The ScanFix Xpress "Dilate" operation is very useful when characters are be broken, such as with dot matrix or carbon print, or if a light colored pen were used. Sometimes after binarization is applied, some small pieces of a character are missing. Dilate can help "repair" these damaged characters. This could be useful when you have a consistent set of input images.
For OCR and ICR fields, be sure to choose the minimum character set that meets your needs. For instance, in a numeric field, be sure to choose character set "Digits" instead of "Alpha Numeric" or the default, "All Characters". Choosing a more restricted character set will reduce the risks of a false identification.
Turn off OCR->Detect Spaces in any field where you do not want spaces to be returned, such as in the zip code fields.
Form Dropout works better if your zones are drawn slightly larger than the boxes. Ensure your zones are constructed so that the complete box is contained, plus a little additional space on all four sides. Note that this does not apply to signatures, which should be within the box and not include the box lines.
For correct OCR/ICR recognition, it is very important to ensure that the entire character area is captured during processing. For example, in this clip of FormAssist's Field Results tab, the 4 and the 5 are truncated at the bottom and are not recognized correctly in the Results area.
To fix this, return to the template and click the Zoom in icon (magnifier with a plus sign) on the toolbar. Expand the field so that the value is completely within the bounds of the box. Although the change may seem very slight, it makes a tremendous difference in recognition accuracy, and can be seen in the new field image.
For OMR fields, bring the field coordinates in close to the outside edges of the box. This is a bit different than ICR fields, because, in simple terms, the number of black pixels is being compared to the total number of pixels in the zone (after dropping out the form). Therefore, the larger the defined zone, the smaller the percentage of black pixels. By decreasing the size of the zone, you can increase the "Marked Bubble Threshold" and still get accurate results.
If you have a field with space(s) or and static character(s) between the filled in values, it is sometimes better to create two separate zones for each part of the field, especially when static content is between the boxes. Form Dropout may leave a little content that may result in an extra character in the results. Ensure you turn off "Detect Spaces" so that your results don't include space characters for the area between the two sets of boxes.

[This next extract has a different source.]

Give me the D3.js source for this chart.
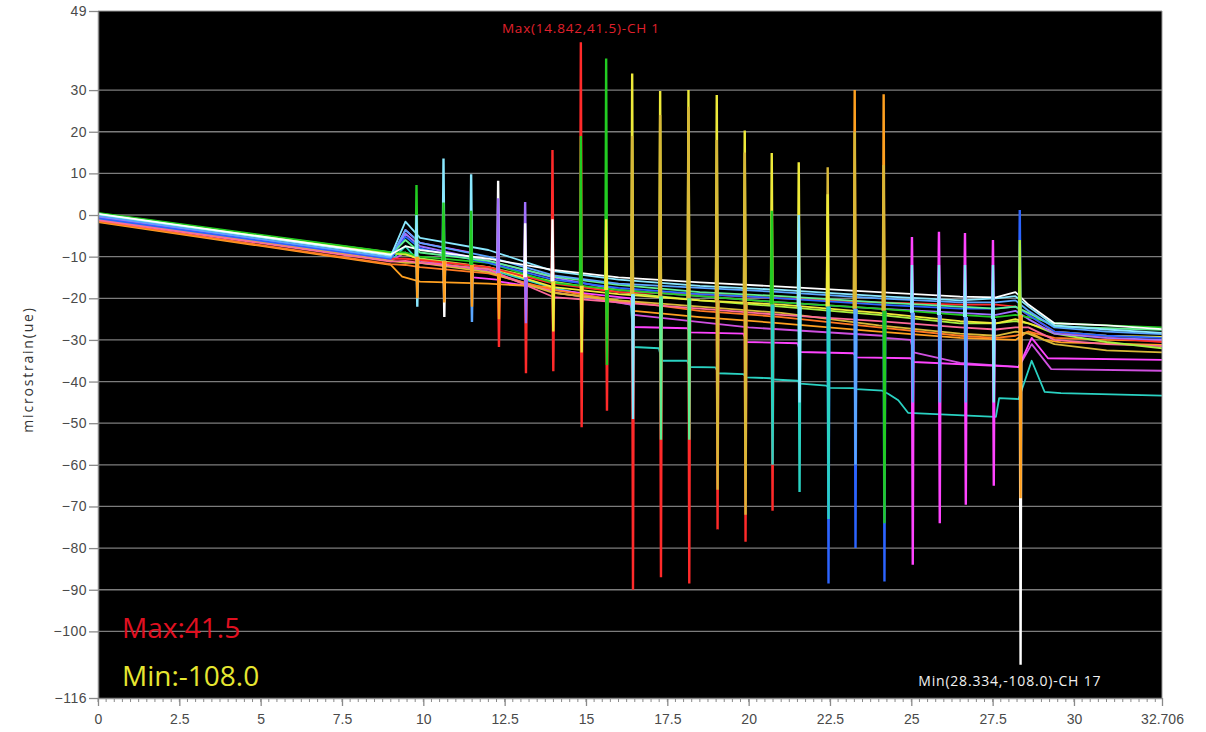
<!DOCTYPE html>
<html><head><meta charset="utf-8">
<script src="https://cdn.jsdelivr.net/npm/d3@7/dist/d3.min.js"></script>
<style>
body{margin:0;background:#fff;}
svg{display:block;font-family:"Open Sans","Noto Sans",sans-serif;}
</style>
</head><body>
<svg id="chart" width="1206" height="732"></svg>
<script>
// ---------- DATA ----------
const xTickValues = [0, 2.5, 5, 7.5, 10, 12.5, 15, 17.5, 20, 22.5, 25, 27.5, 30, 32.706];
const yTickValues = [49, 30, 20, 10, 0, -10, -20, -30, -40, -50, -60, -70, -80, -90, -100, -116];
const xDomain = [0, 32.706];
const yDomain = [-116, 49];

// baseline knots shared by the "band" channels (time, s)
const knotTimes = [0, 9.0, 9.45, 9.9, 12, 14, 16, 18.5, 21, 24, 26.5, 27.6, 28.2, 28.6, 29.4, 31, 32.706];
const ch1  = [-0.3, -10.5, -10.5, -10.8, -12.5, -16.5, -18.5, -19, -20, -21, -21.5, -21.5, -22, -24, -28, -29.5, -30.5];
const ch2  = [0.5, -8.9, -9, -10, -11.5, -16.3, -18, -19.5, -21, -22.5, -24, -24.5, -24, -24.5, -26, -26.5, -27];
const ch3  = [0.2, -9.0, -9.3, -10.8, -12.5, -17.3, -19, -20.5, -21.5, -23.5, -25.5, -26, -25, -26, -28, -29, -29.3];
const ch5  = [-0.8, -10.5, -5.2, -8, -11.5, -15.5, -17.5, -19, -20, -21.5, -22.5, -22.5, -22, -24, -28, -29, -29.5];
const ch9  = [-0.2, -10.2, -3.6, -6.7, -10, -14.5, -16.5, -17.5, -18.5, -20, -21, -21, -20.5, -23, -27, -28, -28.6];
const ch10 = [0.4, -9.2, -9.5, -10.4, -12.5, -16, -18.5, -20.5, -22, -24, -26, -26, -25.5, -26, -28.5, -30.5, -32];
const ch11 = [-1.2, -11.2, -11, -11.5, -13, -19.7, -21, -22.5, -24, -25.5, -27, -27.5, -27, -27, -30, -31, -31.5];
const ch12 = [-0.5, -10.3, -4.5, -7.5, -11, -15, -18, -19.5, -21, -22.5, -23.5, -24, -23, -25, -28.5, -29.5, -30];
const ch13 = [-1, -11, -11.5, -11.5, -13.7, -18.7, -20.5, -22, -23.5, -26.5, -28.5, -29, -28, -28.5, -31, -32.5, -33];
const ch14 = [0.2, -9.8, -1.6, -5.5, -8.4, -13.5, -15.5, -17, -18, -19.5, -20.5, -20, -19.5, -22, -26.5, -27.5, -28.3];
const ch15 = [-1.5, -11.8, -12, -12.5, -14, -18, -20.5, -23, -24.5, -27, -29, -29.5, -29, -28, -29.5, -30, -30.2];
const ch16 = [0, -9.6, -6, -9, -11, -14.8, -16.8, -18.5, -19.5, -21, -22, -22.5, -22, -23.5, -26.8, -27.2, -27.6];
const ch17 = [0.3, -9.5, -7.5, -8.4, -10.5, -13.2, -15, -16.2, -17.2, -18.5, -19.6, -19.8, -18.5, -21.5, -26, -26.5, -27.4];

// channels with their own step-like knots: [time, microstrain]
const ch4 = [[0,-1.7],[9.0,-12],[9.35,-14.8],[9.9,-16],[12,-16.5],[13.93,-17.3],[14.02,-18.7],[16.38,-21],[16.47,-23],[18.5,-24.5],[21,-26],[24,-28],[26.5,-29.5],[28.2,-30],[28.6,-28],[29.1,-30],[29.6,-30.6],[32.706,-31.2]];
const ch6 = [[0,-1],[9.0,-11],[9.45,-7.5],[9.9,-11.5],[12,-13],[14,-17.5],[16.38,-21.5],[16.47,-31.7],[17.24,-32],[17.33,-35],[18.11,-35],[18.2,-36.5],[18.98,-36.6],[19.07,-38],[19.84,-38.2],[19.93,-39],[20.67,-39.2],[20.76,-39.5],[21.5,-39.8],[21.59,-40.5],[22.39,-41],[22.48,-41.5],[23.22,-41.6],[23.31,-41.8],[24.11,-42.2],[24.3,-43],[24.6,-44.5],[24.9,-47.5],[27.6,-48.5],[27.7,-44],[28.3,-44.2],[28.7,-35],[29.1,-42.5],[29.6,-42.8],[32.706,-43.4]];
const ch7 = [[0,-0.8],[9.0,-10.6],[9.45,-3.6],[9.9,-6.7],[11.43,-9],[11.52,-15],[12.26,-15.5],[12.35,-16],[14,-18],[16.38,-20],[16.47,-26.9],[18.11,-27.2],[18.2,-28.2],[19.84,-28.5],[19.93,-30.5],[21.5,-30.8],[21.59,-32.9],[23.22,-33.2],[23.31,-34.2],[24.98,-34.4],[25.07,-35.3],[28.3,-36.5],[28.7,-29.5],[29.2,-34.4],[32.706,-34.8]];
const ch8 = [[0,-1],[9.0,-11],[9.45,-9],[9.9,-11],[12,-13.5],[14,-18.5],[16.38,-21.5],[16.47,-24],[20,-27],[24.11,-29],[24.2,-29.5],[24.98,-30],[25.07,-33],[26.5,-35.5],[28.3,-36.5],[28.7,-31],[29.3,-37],[32.706,-37.4]];

// spike events
const spikeTimes    = [9.79, 10.62, 11.47, 12.30, 13.13, 13.97, 14.842, 15.62, 16.42, 17.28, 18.15, 19.02, 19.88, 20.71, 21.54, 22.43, 23.26, 24.15, 25.02, 25.85, 26.65, 27.51, 28.334];
const spikeBase     = [-10, -11, -12, -14, -15, -16, -17, -18, -19, -19.5, -20, -20.5, -21, -21.5, -22, -22, -22.5, -23, -23.5, -24, -24.5, -25, -24];
const spikeTop      = [7.2, 13.6, 9.8, 8.2, 3.1, 15.6, 41.5, 37.6, 34.0, 29.8, 30.0, 28.8, 20.3, 14.9, 12.7, 11.5, 30.0, 29.0, -5.3, -4.0, -4.3, -6.0, 1.2];
const spikeTopCh    = [2, 14, 14, 17, 12, 1, 1, 2, 3, 3, 3, 3, 3, 3, 3, 13, 4, 4, 7, 7, 7, 7, 5];
const spikeTop2     = [0, 3, 1, 4, -2, -1, 19, -1, 19, 24, 26, 18, 15, 1, 0, 5, 20, 12, -12, -12, -12, -12, -6];
const spikeTop2Ch   = [14, 2, 2, 12, 17, 17, 2, 3, 13, 13, 13, 13, 13, 2, 14, 3, 13, 13, 14, 14, 14, 14, 10];
const spikeBottom   = [-22, -24.5, -25.7, -31.7, -38, -37.5, -51, -47, -90, -87, -88.5, -75.5, -78.5, -71, -66.5, -88.5, -80, -88, -84, -74, -69.6, -65, -108];
const spikeBottomCh = [14, 17, 9, 1, 1, 1, 1, 1, 1, 1, 1, 1, 1, 1, 6, 5, 5, 5, 7, 7, 7, 7, 17];
const spikeBottom2  = [-20, -21, -22, -25, -26, -28, -33, -36, -49, -54, -54, -66, -72, -60, -45, -73, -60, -74, -45, -45, -45, -45, -68];
const spikeBottom2Ch= [4, 4, 4, 4, 12, 3, 3, 2, 14, 16, 16, 13, 13, 6, 14, 6, 9, 2, 9, 9, 9, 14, 4];

const maxInfo = {t: 14.842, v: 41.5, ch: "CH 1"};
const minInfo = {t: 28.334, v: -108.0, ch: "CH 17"};

// ---------- STYLE ----------
const chColors = {
  1:"#ff2a2a", 2:"#22cc22", 3:"#eeea3a", 4:"#ffa020", 5:"#2c64ff", 6:"#2ad2c2",
  7:"#ff44ff", 8:"#d050e0", 9:"#5aa6ff", 10:"#a8f040", 11:"#ff6a9a", 12:"#a070ff",
  13:"#d8b838", 14:"#8ae8ff", 15:"#ff7a22", 16:"#60f090", 17:"#ffffff"
};
const plot = {left: 98, right: 1162, top: 11, bottom: 698};

// ---------- CHART ----------
const svg = d3.select("#chart");
const x = d3.scaleLinear().domain(xDomain).range([plot.left, plot.right]);
const y = d3.scaleLinear().domain(yDomain).range([plot.bottom, plot.top]);

svg.append("rect").attr("x", plot.left).attr("y", plot.top)
  .attr("width", plot.right - plot.left).attr("height", plot.bottom - plot.top)
  .attr("fill", "#000");

svg.append("defs").append("clipPath").attr("id", "clip").append("rect")
  .attr("x", plot.left).attr("y", plot.top)
  .attr("width", plot.right - plot.left).attr("height", plot.bottom - plot.top);

// grid
svg.append("g").selectAll("line")
  .data(yTickValues.filter(v => v !== 49 && v !== -116))
  .join("line")
  .attr("x1", plot.left).attr("x2", plot.right)
  .attr("y1", d => y(d)).attr("y2", d => y(d))
  .attr("stroke", "#7c7c7c").attr("stroke-width", 1.3);

const line = d3.line().x(d => x(d[0])).y(d => y(d[1]));
const g = svg.append("g").attr("clip-path", "url(#clip)");

const bandSeries = {1: ch1, 2: ch2, 3: ch3, 5: ch5, 9: ch9, 10: ch10, 11: ch11, 12: ch12, 13: ch13, 14: ch14, 15: ch15, 16: ch16, 17: ch17};
const series = [];
series.push({ch: 6, pts: ch6});
series.push({ch: 8, pts: ch8});
series.push({ch: 7, pts: ch7});
series.push({ch: 4, pts: ch4});
[15, 13, 11, 10, 3, 1, 12, 2, 5, 16, 9, 14, 17].forEach(c => {
  series.push({ch: c, pts: knotTimes.map((t, i) => [t, bandSeries[c][i]])});
});

g.selectAll("path.ch").data(series).join("path")
  .attr("class", "ch")
  .attr("d", d => line(d.pts))
  .attr("fill", "none")
  .attr("stroke", d => chColors[d.ch])
  .attr("stroke-width", 1.8)
  .attr("stroke-linejoin", "round");

// spikes
const sw = 0.025;
const leads = [], seconds = [];
spikeTimes.forEach((t, i) => {
  const b = spikeBase[i];
  leads.push({ch: spikeTopCh[i], pts: [[t - sw, b], [t, spikeTop[i]], [t + sw, b]]});
  leads.push({ch: spikeBottomCh[i], pts: [[t, b], [t + sw, spikeBottom[i]], [t + 2 * sw, b]]});
  seconds.push({ch: spikeTop2Ch[i], pts: [[t - sw, b], [t, spikeTop2[i]], [t + sw, b]]});
  seconds.push({ch: spikeBottom2Ch[i], pts: [[t, b], [t + sw, spikeBottom2[i]], [t + 2 * sw, b]]});
});
g.selectAll("path.lead").data(leads).join("path")
  .attr("class", "lead").attr("d", d => line(d.pts))
  .attr("fill", "none").attr("stroke", d => chColors[d.ch]).attr("stroke-width", 2.4);
g.selectAll("path.sec").data(seconds).join("path")
  .attr("class", "sec").attr("d", d => line(d.pts))
  .attr("fill", "none").attr("stroke", d => chColors[d.ch]).attr("stroke-width", 2.4);

// axes
const yAxis = d3.axisLeft(y).tickValues(yTickValues).tickSize(9).tickPadding(2).tickSizeOuter(0)
  .tickFormat(d3.format("d"));
const ya = svg.append("g").attr("transform", `translate(${plot.left},0)`).call(yAxis);
ya.select(".domain").attr("stroke", "#8a8a8a").attr("stroke-width", 1.5);
ya.selectAll(".tick line").attr("stroke", "#8a8a8a").attr("stroke-width", 1.3);
ya.selectAll("text").attr("fill", "#4a4a4a").attr("font-size", 14).attr("letter-spacing", 0.5);

const xAxis = d3.axisBottom(x).tickValues(xTickValues).tickSize(8).tickPadding(8).tickSizeOuter(0)
  .tickFormat(d => String(d));
const xa = svg.append("g").attr("transform", `translate(0,${plot.bottom})`).call(xAxis);
xa.select(".domain").attr("stroke", "#8a8a8a").attr("stroke-width", 1.5);
xa.selectAll(".tick line").attr("stroke", "#8a8a8a").attr("stroke-width", 1.3);
xa.selectAll("text").attr("fill", "#4a4a4a").attr("font-size", 14);

const minorTicks = d3.range(0, xDomain[1], 0.25);
svg.append("g").selectAll("line").data(minorTicks).join("line")
  .attr("x1", d => x(d)).attr("x2", d => x(d))
  .attr("y1", plot.bottom).attr("y2", plot.bottom + 4)
  .attr("stroke", "#8a8a8a").attr("stroke-width", 1);

// border
svg.append("line").attr("x1", plot.right).attr("x2", plot.right)
  .attr("y1", plot.top).attr("y2", plot.bottom).attr("stroke", "#9a9a9a").attr("stroke-width", 1);
svg.append("line").attr("x1", plot.left).attr("x2", plot.right)
  .attr("y1", plot.top).attr("y2", plot.top).attr("stroke", "#9a9a9a").attr("stroke-width", 1);

// y title
svg.append("text")
  .attr("transform", `translate(33,${(plot.top + plot.bottom) / 2 + 15}) rotate(-90)`)
  .attr("text-anchor", "middle").attr("font-size", 14).attr("letter-spacing", 1.8).attr("fill", "#333")
  .text("microstrain(ue)");

// annotations
svg.append("text").attr("x", x(maxInfo.t)).attr("y", y(maxInfo.v) - 9)
  .attr("text-anchor", "middle").attr("font-size", 13.5).attr("letter-spacing", 0.8).attr("fill", "#e0202c")
  .text(`Max(${maxInfo.t},${maxInfo.v.toFixed(1)})-${maxInfo.ch}`);
svg.append("text").attr("x", x(minInfo.t) - 10).attr("y", y(minInfo.v) + 21)
  .attr("text-anchor", "middle").attr("font-size", 14).attr("letter-spacing", 0.8).attr("fill", "#f2f2f2")
  .text(`Min(${minInfo.t},${minInfo.v.toFixed(1)})-${minInfo.ch}`);

svg.append("text").attr("x", plot.left + 24).attr("y", 638)
  .attr("font-size", 28).attr("fill", "#e01020")
  .text(`Max:${maxInfo.v.toFixed(1)}`);
svg.append("text").attr("x", plot.left + 24).attr("y", 686)
  .attr("font-size", 28).attr("fill", "#e6e630")
  .text(`Min:${minInfo.v.toFixed(1)}`);
</script>
</body></html>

FormAssist has two built-in restrictions to prevent you from accidentally running out of memory. These restrictions are not a problem for most users, but some large installations find the need to go beyond them. These restrictions can be changed by simply updating some defined constants in the FormAssist program (which is provided in full source format) and rebuilding FormAssist.
For fields whose values follow a particular pattern, try using a regular expression. For example, the Canadian Postal Code has a specific pattern of characters. You want the SmartZone engine to use that pattern when it is making character decisions.
([A-Z])(\d)([A-Z])(\d)([A-Z])(\d)
For the US zip code, specify the following to return only 5 characters.
\d{5}
SmartZone will return a notification if the resulting string does not match the regular expression, so you will know immediately if the clip needs to go to a human. For example, if the US zip code only had four characters, then SmartZone would tell you that the pattern could not be matched.
The OMR fieldtype is used to model three distinct types of fields:
The following guidelines apply to these three types of OMR Usage:
If you are creating an OMR bubble, as is used in educational tests, a Threshold of 50 may be used, since the bubbles are generally more than half marked. An example of OMR bubbles are provided in the "OMR Form Template" sample in the "Assorted Forms" formset.
If you are creating a checkbox, use a much lower threshold value, such as 10. Examples of checkbox fields are shown on the "Direct Deposit Form Template" in the "Assorted Forms" formset.
If you are creating a signature field, in the OMR settings, make it a "Single Checkbox Field," and set Checkbox Recognition Method to "Shrink Area to Mark Edges". Some people make very small signatures, so you want the density analysis area to be shrunk to only the area containing significant content, not the entire field area. Regular OMR zones for checkboxes should remain without adjustment. Signature areas have to be treated differently. Also, use a much lower Threshold, since the zone is much larger than the marked content; a value of 10 is suggested.
An example of a signature field is shown on the "Direct Deposit Form Template" in the "Assorted Forms" formset.